While Dell’s overall revenue was flat from last year, its recurring revenue increased 16%, to around $6 billion. That recurring revenue includes utility and as-a-service pricing.
“We have a very, very modern way to consume and digest IT with the very best products in the marketplace,” Clarke said.
Virtualized sales become common
Remote work has changed the way vendors and customers interact. Like with user conferences, sales calls have become a virtual experience.
“Our teams had to be nimble and quickly embrace a new sales motion,” Dell’s Clarke said. “We successfully pivoted to all virtual engagements with hundreds of thousands of virtual customer interactions in the quarter.”
Clarke said there has been no negative impact, as he and his sales team can meet with more customers than in the past.

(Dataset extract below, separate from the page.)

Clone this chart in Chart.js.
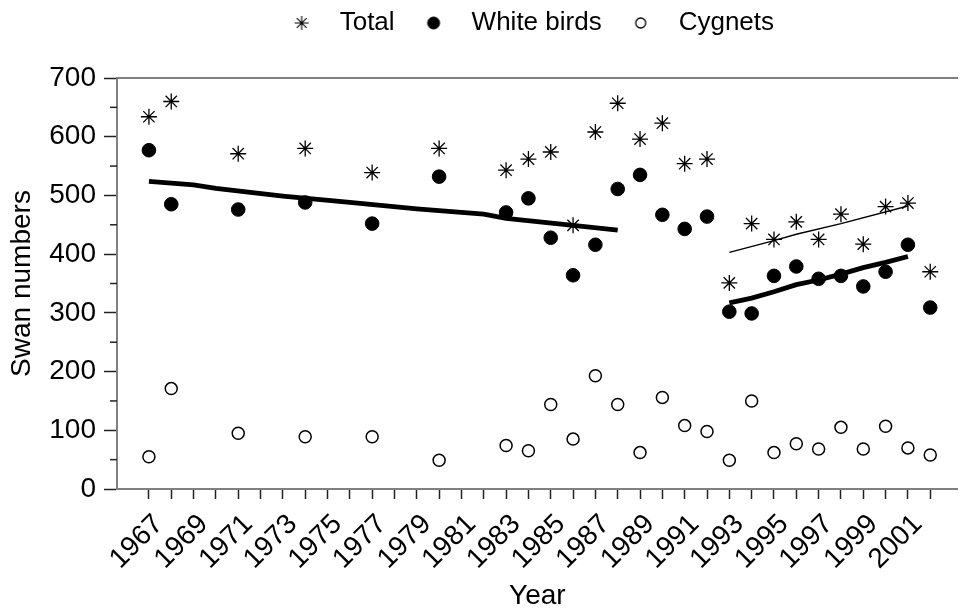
<!DOCTYPE html>
<html>
<head>
<meta charset="utf-8">
<script src="https://cdn.jsdelivr.net/npm/chart.js@4.4.1/dist/chart.umd.min.js"></script>
<style>
  html, body { margin: 0; padding: 0; background: #fff; }
  canvas { display: block; }
</style>
</head>
<body>
<canvas id="chart" width="967" height="613"></canvas>
<script>
// survey years and counts
const years = [1967, 1968, 1971, 1974, 1977, 1980, 1983, 1984, 1985, 1986, 1987, 1988, 1989,
               1990, 1991, 1992, 1993, 1994, 1995, 1996, 1997, 1998, 1999, 2000, 2001, 2002];
const total = [634, 660, 571, 580, 539, 580, 543, 562, 574, 449, 608, 657, 596,
               623, 554, 562, 351, 452, 425, 455, 425, 468, 417, 481, 487, 370];
const whiteBirds = [577, 485, 476, 488, 452, 532, 471, 495, 428, 364, 416, 511, 535,
                    467, 443, 464, 302, 299, 363, 379, 358, 363, 345, 370, 416, 309];
const cygnets = [55, 171, 95, 89, 89, 49, 74, 65, 144, 85, 193, 144, 62,
                 156, 108, 98, 49, 150, 62, 77, 68, 105, 68, 107, 70, 58];

// fitted trend lines
const whiteTrendEarlyYears = [1967, 1969, 1970, 1973, 1976, 1979, 1982, 1983, 1986, 1988];
const whiteTrendEarly = [524, 518, 512, 499, 488, 477, 468, 461, 449, 441];
const whiteTrendLateYears = [1993, 1994, 1995, 1996, 1997, 1998, 1999, 2000, 2001];
const whiteTrendLate = [317, 325, 336, 348, 356, 366, 377, 386, 396];
const totalTrendLateYears = [1993, 1995, 1996, 1998, 2001];
const totalTrendLate = [403, 423, 434, 452, 482];

// axis ticks
const tickYears = [1967, 1968, 1969, 1970, 1971, 1972, 1973, 1974, 1975, 1976, 1977, 1978,
                   1979, 1980, 1981, 1982, 1983, 1984, 1985, 1986, 1987, 1988, 1989, 1990,
                   1991, 1992, 1993, 1994, 1995, 1996, 1997, 1998, 1999, 2000, 2001, 2002];
const labelYears = [1967, 1969, 1971, 1973, 1975, 1977, 1979, 1981, 1983, 1985, 1987,
                    1989, 1991, 1993, 1995, 1997, 1999, 2001];
const yTicks = [0, 100, 200, 300, 400, 500, 600, 700];

const pts = (xs, ys) => xs.map((x, i) => ({ x: x, y: ys[i] }));

const FONT = 'Liberation Sans, Arial, Helvetica, sans-serif';
const FS = 28;
const AXIS = '#808080';
const TICK = '#222';

Chart.defaults.font.family = FONT;
Chart.defaults.font.size = FS;
Chart.defaults.color = '#000';

// little marker images for the legend, drawn by Chart.js itself
function glyph(style, radius, fill, lw) {
  const c = document.createElement('canvas');
  c.width = c.height = Math.ceil(radius * 2 + 4);
  const g = c.getContext('2d');
  g.fillStyle = fill;
  g.strokeStyle = '#000';
  g.lineWidth = lw;
  Chart.helpers.drawPoint(g, { pointStyle: style, radius: radius, borderWidth: lw }, c.width / 2, c.height / 2);
  return c;
}
const legendGlyphs = [glyph('star', 7, '#000', 1.1), glyph('circle', 6, '#000', 1), glyph('circle', 5, '#fff', 1.3)];

// short unlabeled ticks halfway between the y labels
const minorTicks = {
  id: 'minorTicks',
  afterDraw(chart) {
    const y = chart.scales.y, ctx = chart.ctx, x0 = chart.chartArea.left;
    ctx.save();
    ctx.strokeStyle = TICK;
    ctx.lineWidth = 1.5;
    for (let i = 1; i < y.ticks.length; i++) {
      const py = y.getPixelForValue((y.ticks[i].value + y.ticks[i - 1].value) / 2);
      ctx.beginPath();
      ctx.moveTo(x0 - 7, py);
      ctx.lineTo(x0, py);
      ctx.stroke();
    }
    ctx.restore();
  }
};

// the legend sits a bit left of the plot centre in the original
const legendNudge = {
  id: 'legendNudge',
  afterLayout(chart) {
    chart.legend.left -= 12;
    chart.legend.right -= 12;
  }
};

new Chart(document.getElementById('chart'), {
  type: 'scatter',
  data: {
    datasets: [
      { label: 'Total', data: pts(years, total), pointStyle: 'star', pointRadius: 8,
        borderColor: '#000', backgroundColor: '#000', borderWidth: 1.3 },
      { label: 'White birds', data: pts(years, whiteBirds), pointStyle: 'circle', pointRadius: 6.8,
        borderColor: '#000', backgroundColor: '#000', borderWidth: 1 },
      { label: 'Cygnets', data: pts(years, cygnets), pointStyle: 'circle', pointRadius: 6,
        borderColor: '#000', backgroundColor: '#fff', borderWidth: 1.5 },
      { label: 'trend1', data: pts(whiteTrendEarlyYears, whiteTrendEarly), showLine: true,
        pointRadius: 0, borderColor: '#000', borderWidth: 4.8 },
      { label: 'trend2', data: pts(whiteTrendLateYears, whiteTrendLate), showLine: true,
        pointRadius: 0, borderColor: '#000', borderWidth: 4.8 },
      { label: 'trend3', data: pts(totalTrendLateYears, totalTrendLate), showLine: true,
        pointRadius: 0, borderColor: '#000', borderWidth: 1.5 }
    ]
  },
  options: {
    responsive: false,
    animation: false,
    layout: { padding: { top: -4, left: 0, right: 0, bottom: 0 } },
    plugins: {
      tooltip: { enabled: false },
      legend: {
        position: 'top',
        fullSize: false,
        labels: {
          usePointStyle: true,
          pointStyleWidth: 50,
          padding: 14,
          font: { size: 26 },
          filter: item => item.datasetIndex < 3,
          generateLabels(chart) {
            return Chart.defaults.plugins.legend.labels.generateLabels(chart)
              .map(l => Object.assign(l, { pointStyle: legendGlyphs[l.datasetIndex] || l.pointStyle }));
          }
        }
      }
    },
    scales: {
      x: {
        type: 'linear',
        min: 1965.57,
        max: 2003.23,
        afterBuildTicks: s => { s.ticks = tickYears.map(v => ({ value: v })); },
        afterFit: s => { s.height = 124; },
        ticks: {
          autoSkip: false,
          minRotation: 45,
          maxRotation: 45,
          padding: 9,
          labelOffset: 10,
          font: { size: FS },
          callback: v => labelYears.includes(v) ? String(v) : ''
        },
        grid: { drawOnChartArea: false, tickLength: 10, tickColor: TICK, tickWidth: 1.5 },
        border: { color: AXIS, width: 2 },
        title: { display: true, text: 'Year', font: { size: FS }, padding: { top: 0, bottom: 0 } }
      },
      xTop: {
        type: 'linear',
        position: 'top',
        min: 1965.57,
        max: 2003.23,
        afterFit: s => { s.height = 32; },
        ticks: { display: false },
        grid: { display: false },
        border: { color: AXIS, width: 2 }
      },
      y: {
        min: 0,
        max: 700,
        afterBuildTicks: s => { s.ticks = yTicks.map(v => ({ value: v })); },
        afterFit: s => { s.width = 117; },
        ticks: { padding: 8, font: { size: FS }, callback: v => String(v) },
        grid: { drawOnChartArea: false, tickLength: 13, tickColor: TICK, tickWidth: 1.5 },
        border: { color: AXIS, width: 2 },
        title: { display: true, text: 'Swan numbers', font: { size: FS }, padding: { top: 5, bottom: 0 } }
      }
    }
  },
  plugins: [minorTicks, legendNudge]
});
</script>
</body>
</html>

Nutanix, which shifted its 2020 .NEXT user conference to a virtual event and pushed it until Sept. 8, has also moved in-person regional shows and boot camps online. Pandey said Nutanix has seen no drop-off in qualified leads for its sales team from going virtual.
“We have gone completely virtual and are seeing comparable yield in terms of qualified leads and virtual meetings for our sales organization at less than half the cost,” he said.
Cost-saving: Furloughs, pay cuts, hiring freezes
Unsure of what the immediate future will look like, IT companies are enacting cost reduction plans and realigning their teams.
Dell is implementing a global hiring freeze, reduction in consulting and contractor costs, global travel restrictions and a suspension of its 401(k) match plan.
HPE said it would enact pay cuts across the board, with the executive team taking the biggest reductions. CEO Antonio Neri also said HPE would reduce and realign the workforce as part of a cost reduction plan save more than $1 billion over three years.
Nutanix implemented two nonconsecutive weeks of furloughs for a quarter of its employees and cut executive team members’ salaries by 10%.
Not all the vendors are reducing staff yet, though. NetApp CEO Kurian said the company reached its target goal of adding 200 primary sales reps, a quarter ahead of schedule.
Pure Storage’s Giancarlo said it’s his “personal mission” to avoid layoffs or furloughs through the rest of 2020, although the company did have layoffs — which he called a “rebalancing” — before COVID-19 hit. “We believe we’re going to be able to perform in such a way that we will not have layoffs or furloughs,” he said.
Despite the changes to the data storage market, one constant is data is growing in volume and important in business around the world.
“While we cannot predict when the world will return to normal, the enduring importance of data is clear,” Kurian said.